Eddie Hernandez, chef and co-owner of Taqueria del Sol, relied on Puckett to help turn his recipes and ideas into the cookbook Turnip Greens & Tortillas: A Mexican Chef Spices Up the Southern Kitchen. She is also co-author of The Deep End of Flavor: Recipes and Stories From New Orleans’ Premier Seafood Chef.

“People want to write a cookbook for different reasons,” said Puckett. “I like being the observer, a fly on the wall and hearing people’s stories.

Susan Puckett, left, coached Suzy Karadsheh whose cookbook is on The New York Times bestseller list.

“My true love is helping other people tell their stories through food, whether it’s a chef or whether it’s someone else.”

On Sept. 21, Puckett, who resides in Decatur, joined one of her clients, food blogger Suzy Karadsheh, author of the recently published The Mediterranean Dish at Eagle Eye Bookstore in Decatur for a cooking demonstration and book signing. Puckett expressed pride that the book made The New York Times bestseller list.

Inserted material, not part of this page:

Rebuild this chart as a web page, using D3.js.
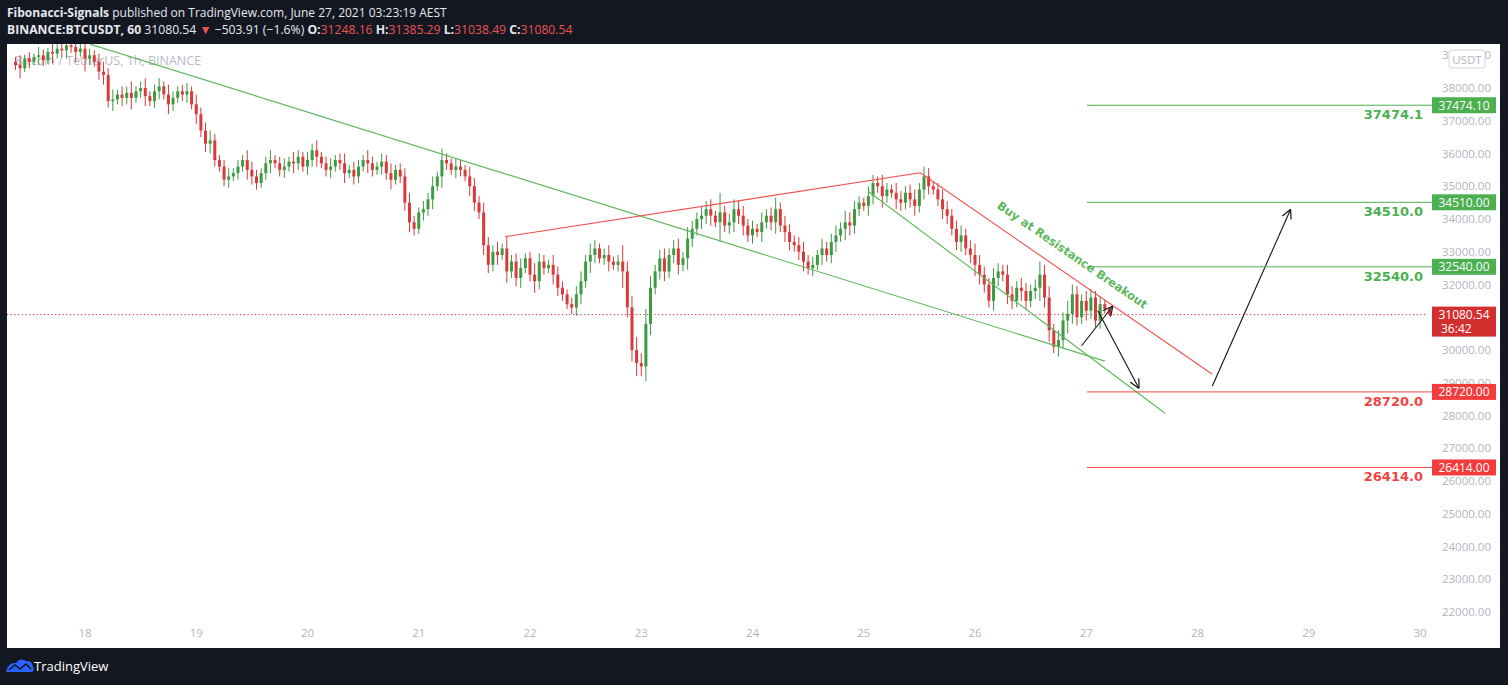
<!DOCTYPE html>
<html><head><meta charset="utf-8">
<script src="https://cdn.jsdelivr.net/npm/d3@7"></script>
<style>
body{margin:0;background:#131722;font-family:"Open Sans",sans-serif;}
</style></head>
<body><svg id="chart" width="1508" height="685"></svg>
<script>
// hourly closes, first candle at hour -15 relative to June 18 00:00
const startHour = -15;
const closes = [
38700,38600,38900,38800,38950,39000,38850,39100,39050,39200,39150,39300,
39250,39100,39200,38900,39000,38800,38500,38400,37600,37650,37800,37700,
37850,37700,37900,38000,37750,37600,37900,38050,37800,37500,37700,37900,
37800,37900,37500,37200,36700,36300,36400,35800,35600,35200,35300,35400,
35600,35800,35500,35300,35100,35400,35700,35800,35700,35500,35600,35750,
35700,35900,35600,35800,36100,35900,35700,35500,35600,35800,35700,35400,
35500,35300,35600,35800,35700,35500,35600,35750,35400,35200,35500,35300,
34500,33900,33700,34200,34300,34600,35000,35300,35800,35700,35500,35600,
35500,35300,35000,34500,34200,33200,32600,33000,32900,33100,32400,32700,
32200,32500,32800,32300,32100,32700,32500,32600,32300,31900,31700,31400,
31300,31700,32100,32700,32900,33100,32800,32900,32700,32600,32700,32400,
31300,30000,29600,29500,30800,31900,32400,32800,32400,32900,33100,32600,
32800,33400,33700,34000,34100,34300,34100,33900,34200,33800,33900,34300,
34100,33800,33500,33700,33600,33900,34100,33900,34300,33800,33600,33300,
33200,33000,32700,32500,32600,32900,33100,32900,33300,33500,33700,33900,
33800,34300,34500,34400,34700,35100,35000,34700,34900,34800,34600,34500,
34800,34600,34400,34900,35300,35000,34900,34600,34300,34100,33700,33300,
33500,33100,32900,32600,32300,32000,31500,32200,32400,32300,31700,31500,
31900,31800,31500,31800,31900,32300,31600,30600,30100,30300,30900,31100,
31700,31000,31500,31200,31600,30900,31400,31248,31080];
// wick extension beyond body (both sides), USDT
const wicks = [
150,300,120,200,100,250,180,120,300,150,200,250,
180,300,150,400,200,150,250,300,200,300,150,250,
200,350,150,200,300,150,200,250,150,300,200,150,
200,250,150,300,200,250,300,200,150,200,250,150,
200,150,300,250,200,150,200,300,150,200,250,150,
300,200,150,250,200,300,150,200,250,150,200,300,
150,250,200,150,300,200,150,250,200,300,150,200,
250,300,200,150,250,200,300,150,350,200,150,250,
200,150,300,250,200,300,250,200,300,150,350,200,
250,300,150,200,350,250,200,150,300,250,200,150,
200,250,300,200,350,250,150,200,300,150,200,500,
300,350,400,300,450,350,200,250,300,200,250,300,
200,350,250,200,300,250,300,150,600,200,250,300,
250,300,200,250,150,300,200,250,350,200,300,250,
200,250,300,200,250,150,300,200,250,300,200,350,
300,250,200,150,300,250,200,350,200,150,300,250,
200,250,300,200,300,250,150,200,300,250,200,250,
300,200,250,350,300,250,200,300,250,200,300,250,
200,300,250,200,250,400,300,350,200,300,250,400,
300,250,200,300,250,200,250,137,42];

const priceTicks = [22000,23000,24000,25000,26000,27000,28000,29000,30000,32000,33000,34000,35000,36000,37000,38000,39000];
const dayTicks = [18,19,20,21,22,23,24,25,26,27,28,29,30];
const levelsGreen = [37474.1, 34510.0, 32540.0];
const levelsRed = [28720.0, 26414.0];
const lastPrice = 31080.54;
// drawings: [hourFrom, priceFrom, hourTo, priceTo]
const greenLines = [[1.1, 39340, 220, 29660],[169, 34840, 233, 28070]];
const redLines = [[90.6, 33460, 180.2, 35410],[180.2, 35410, 243.2, 29260]];
const arrows = [[215, 30130, 221.6, 31320],[218.5, 31200, 227.3, 28850],[243.2, 28900, 260, 34270]];

const svg = d3.select("#chart");
const x = d3.scaleLinear().domain([0, 288]).range([85, 1420]);
const y = d3.scaleLinear().domain([22000, 38000]).range([612, 88]);
const up = "#3d9a40", dn = "#d8393a";

// chart background
svg.append("rect").attr("x",7).attr("y",44).attr("width",1493).attr("height",604).attr("fill","#fff");

// header
const h1 = svg.append("text").attr("x",7).attr("y",17).attr("fill","#e6e8ee").attr("font-size",12);
h1.append("tspan").attr("font-weight","bold").text("Fibonacci-Signals");
h1.append("tspan").text(" published on TradingView.com, June 27, 2021 03:23:19 AEST");
const h2 = svg.append("text").attr("x",7).attr("y",34).attr("fill","#e6e8ee").attr("font-size",12.2);
h2.append("tspan").attr("font-weight","bold").text("BINANCE:BTCUSDT, 60 ");
h2.append("tspan").text(" 31080.54 ");
h2.append("tspan").attr("fill","#ef5350").text("▼");
h2.append("tspan").text(" −503.91 (−1.6%) ");
[["O:","31248.16"],["H:","31385.29"],["L:","31038.49"],["C:","31080.54"]].forEach(([k,v])=>{
  h2.append("tspan").attr("font-weight","bold").text(k);
  h2.append("tspan").attr("fill","#ef5350").text(v+" ");
});

// footer
const logo = svg.append("g").attr("transform","translate(6,658)");
logo.append("path").attr("d","M0,14 Q2,4 10,5 Q14,-1 20,3 Q26,2 27,9 Q29,12 26,14 Z").attr("fill","#2962ff");
logo.append("path").attr("d","M3,12 L9,7 L14,11 L20,6 L25,11").attr("fill","none").attr("stroke","#131722").attr("stroke-width",1.6);
svg.append("text").attr("x",34).attr("y",671).attr("fill","#fff").attr("font-size",13).text("TradingView");

// watermark
svg.append("text").attr("x",15).attr("y",65).attr("fill","#b8bbc4").attr("font-size",12.5).text("Bitcoin / TetherUS, 1h, BINANCE");

// price axis labels
svg.append("g").selectAll("text").data(priceTicks).join("text")
  .attr("x",1491).attr("y",d=>y(d)+4).attr("text-anchor","end")
  .attr("fill","#b2b5be").attr("font-size",11.5).text(d=>d.toFixed(2));
svg.append("rect").attr("x",1449).attr("y",50).attr("width",36).attr("height",18).attr("rx",3)
  .attr("fill","#fff").attr("stroke","#d1d4dc");
svg.append("text").attr("x",1467).attr("y",63.5).attr("text-anchor","middle").attr("fill","#b2b5be").attr("font-size",11.5).text("USDT");

// date labels
svg.append("g").selectAll("text").data(dayTicks).join("text")
  .attr("x",d=>x((d-18)*24)).attr("y",637).attr("text-anchor","middle")
  .attr("fill","#b2b5be").attr("font-size",11.5).text(d=>d);

// clip for plot
svg.append("clipPath").attr("id","plot").append("rect").attr("x",7).attr("y",44).attr("width",1421).attr("height",604);
const plot = svg.append("g").attr("clip-path","url(#plot)");

// last price dotted line
plot.append("line").attr("x1",7).attr("x2",1428).attr("y1",y(lastPrice)).attr("y2",y(lastPrice))
  .attr("stroke","#c62828").attr("stroke-dasharray","1.2,2.5").attr("stroke-width",1);

// candles
const candles = closes.map((c,i)=>{
  const o = i===0 ? c+100 : closes[i-1];
  return {t:startHour+i, o, c, h:Math.max(o,c)+wicks[i], l:Math.min(o,c)-wicks[i]};
});
const cg = plot.append("g");
cg.selectAll("line").data(candles).join("line")
  .attr("x1",d=>x(d.t)).attr("x2",d=>x(d.t)).attr("y1",d=>y(d.h)).attr("y2",d=>y(d.l))
  .attr("stroke",d=>d.c>=d.o?up:dn).attr("stroke-width",1);
cg.selectAll("rect").data(candles).join("rect")
  .attr("x",d=>x(d.t)-1.5).attr("width",3)
  .attr("y",d=>y(Math.max(d.o,d.c))).attr("height",d=>Math.max(1,Math.abs(y(d.o)-y(d.c))))
  .attr("fill",d=>d.c>=d.o?up:dn);

// trend lines
const seg = (arr,col)=>plot.append("g").selectAll("line").data(arr).join("line")
  .attr("x1",d=>x(d[0])).attr("y1",d=>y(d[1])).attr("x2",d=>x(d[2])).attr("y2",d=>y(d[3]))
  .attr("stroke",col).attr("stroke-width",1.1);
seg(greenLines,"#5cb85c");
seg(redLines,"#f0504e");

// arrows
svg.append("defs").append("marker").attr("id","ah").attr("viewBox","0 0 10 10").attr("refX",9).attr("refY",5)
  .attr("markerWidth",9).attr("markerHeight",9).attr("orient","auto")
  .append("path").attr("d","M0,0 L10,5 L0,10").attr("fill","none").attr("stroke","#111").attr("stroke-width",1.2);
plot.append("g").selectAll("line").data(arrows).join("line")
  .attr("x1",d=>x(d[0])).attr("y1",d=>y(d[1])).attr("x2",d=>x(d[2])).attr("y2",d=>y(d[3]))
  .attr("stroke","#111").attr("stroke-width",1.1).attr("marker-end","url(#ah)");

// annotation text along red line
const ang = Math.atan2(y(redLines[1][3])-y(redLines[1][1]), x(redLines[1][2])-x(redLines[1][0]))*180/Math.PI;
plot.append("text").attr("transform",`translate(${x(212.5)},${y(32800)}) rotate(${ang})`)
  .attr("fill","#5cb85c").attr("font-weight","bold").attr("font-size",11.5)
  .attr("font-family","'DejaVu Sans',sans-serif").attr("text-anchor","middle").text("Buy at Resistance Breakout");

// horizontal levels
const levels = levelsGreen.map(v=>({v,col:"#4caf50"})).concat(levelsRed.map(v=>({v,col:"#f04443"})));
levels.forEach(d=>{
  plot.append("line").attr("x1",1087).attr("x2",1428).attr("y1",y(d.v)).attr("y2",y(d.v)).attr("stroke",d.col).attr("stroke-width",1);
  plot.append("text").attr("x",1423).attr("y",y(d.v)+14).attr("text-anchor","end").attr("fill",d.col)
    .attr("font-weight","bold").attr("font-size",13).attr("font-family","'DejaVu Sans',sans-serif").text(d.v.toFixed(1));
  svg.append("line").attr("x1",1428).attr("x2",1432).attr("y1",y(d.v)).attr("y2",y(d.v)).attr("stroke",d.col);
  svg.append("rect").attr("x",1432).attr("y",y(d.v)-8).attr("width",64).attr("height",16).attr("fill",d.col==="#4caf50"?"#4caf50":"#f23c3c");
  svg.append("text").attr("x",1464).attr("y",y(d.v)+4.5).attr("text-anchor","middle").attr("fill","#fff").attr("font-size",12).text(d.v.toFixed(2));
});

// last price tag
svg.append("rect").attr("x",1432).attr("y",y(lastPrice)-8).attr("width",64).attr("height",30).attr("fill","#d32f2f");
svg.append("text").attr("x",1464).attr("y",y(lastPrice)+4.5).attr("text-anchor","middle").attr("fill","#fff").attr("font-size",12).text(lastPrice.toFixed(2));
svg.append("text").attr("x",1441).attr("y",y(lastPrice)+18).attr("fill","#fff").attr("font-size",12).text("36:42");
</script></body></html>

“What I want to do is help people figure out what their goals are in writing a cookbook, whether it’s something for their family or do they have higher ambitions to get it published commercially,” she said.

Puckett isn’t keeping how to turn ideas for a cookbook into reality to herself. On Oct. 1, she led a workshop “How to Write an Amazing Cookbook” at Georgia Writer Museum in Eatonton.

“Figure out what’s the story they want to tell and why they want to tell it, why it’s important, who are they writing it for” are among what prospective cookbook authors must first explore, according to Puckett.

Sometimes the answers to those questions are incredibly personal.

She recalled a woman who created a cookbook as a favor for guests at her daughter’s wedding. The mother-of-the-bride included stories about life on the family farm and old photos.

Puckett has yet to pen her own family cookbook, but she has a wealth of source material—recipes handwritten in spiral notebooks in her “city grandmother’s” distinctive cursive penmanship as well as bulging folders of her mother’s recipe clippings.

“I just think recipes are so important,” said Puckett. “It’s a connection to who you are and who they are. It’s really a beautiful thing when you are able to share that so broadly.”